Santosh N., senior advisor, Duff and Phelps.
Santosh N., senior advisor, Duff and Phelps.

‘Not all startups will see a sharp rise in valuation when raising more funds’

  • Santosh N. believes that while revenue growth will continue to score over profitability for startups
  • Santosh N. explains why foreign investors continue to believe in India and why they can expect significant returns on their investments

Santosh N., senior advisor, Duff and Phelps, one of the largest valuation service providers in the world, believes that while revenue growth will continue to score over profitability for startups, not all of them will see a sharp increase in valuations.

In an interview, he explains why foreign investors continue to believe in India and why they can expect significant returns on their investments over a period of five to seven years. Edited excerpts from the interview:

How are foreign investors perceiving India?

A crucial component of a healthy private equity/venture capital (PE/VC) ecosystem is an investor’s ability to exit the investment and make attractive returns. The general sentiment, driven by attractiveness of the Indian market from a growth perspective as well as recent successful exits, have given confidence to investors that it is possible for them to realize significant returns on their investments in five to seven years.

Startups in India have seen steep valuation jumps. Is it sustainable?

Valuations are high in India and it is true for growth-oriented markets where revenue growth still scores over profitability, at least in the short-to-medium term. Certain sectors like fintech and consumer internet have seen massive capital inflow due to the available opportunity and their ability to disrupt other industries, which is driven by lack of organized players and demographics. The sector might consolidate as well, and therefore the valuation jump could now not be across the board.

It will be either driven by the category leaders/successful first movers and/or differentiated players. Consolidation among PE/VC players in their portfolio companies could also drive valuations.

It is difficult to predict if new financial investors would come in, as most of the marquee names are investors in India already.

The game changer could be strategic investors via their in-house venture funds (Google, Unilever, Infosys, etc.).

They are constantly scouting for innovative startups and looking for partnerships, strategic alliances, outright purchases to keep up with tech innovation and compete with new age startups.

Will SoftBank raising its next fund impact its deal-making activity in India?

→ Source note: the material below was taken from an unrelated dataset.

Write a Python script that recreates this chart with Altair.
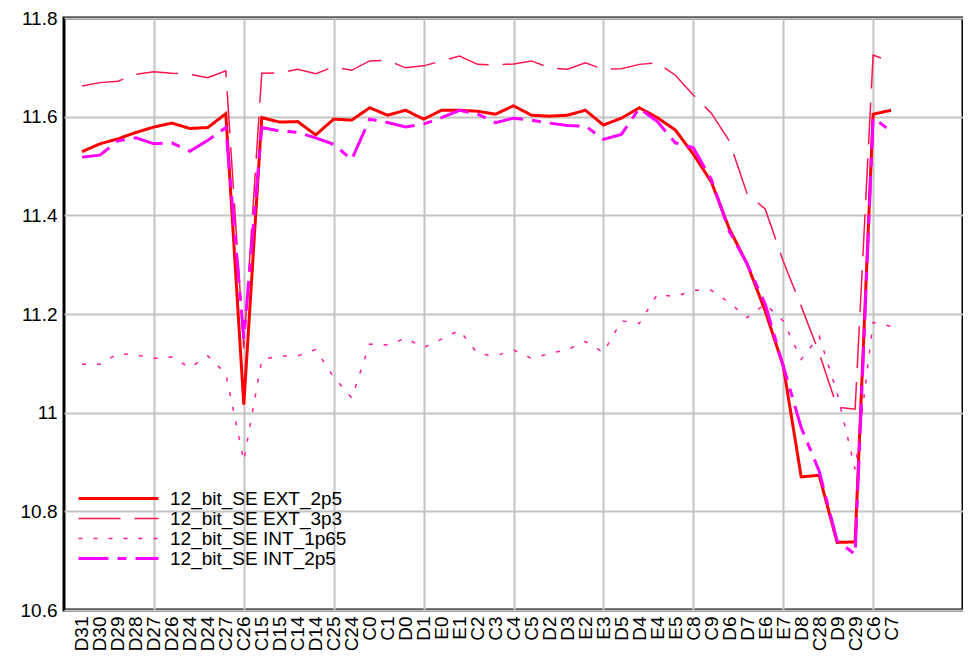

At this stage, although India is a large unexplored market, it will still take some time for the market to mature and absorb investments of the quantum that the fund is intending to invest.

The first fund had earmarked cost to $20 billion into India and had deployed approximately half of it before making a profitable exit in Flipkart. I see them continuing to invest in India via the first fund. The biggest impact of the vision fund could be exits to VC investors on some of the consumer internet companies. This would have a positive impact on the PE/VC space and could spur deal activity.

In addition, Softbank might start making early-stage investments in India through their Asia-dedicated fund.

As more and more new businesses are being built, are you looking at innovative ways of driving valuations, compared with the traditional world?

Often times, it is difficult to value these new age companies using the traditional income approach or comparable companies’ method. The companies may not have positive cash flows in the projected period and may not have reliable projections in the first place. Similarly, as most startups differentiate themselves as disruptive and unique, it is often difficult to find other companies that are comparable to them and have reliable data on their valuation multiples.

Similarly, it is difficult to find comparable transactions like the host company. The new age businesses need innovative perspectives to value them. For example, traditionally, one would look at multiples for revenue or profitability of comparable companies to value.

Sometimes, these metrics do not capture the uniqueness of the business. Multiples such as enterprise value or the number of users or the number of active bots created is then considered.

Alternative methods sometimes used to value these companies include a VC exit formula method, or a score card method (comparing a fund seeking startup to other funded startups adjusting the average valuation on factors including market and stage). Eventually, the use of professional judgement is a key component of estimating value.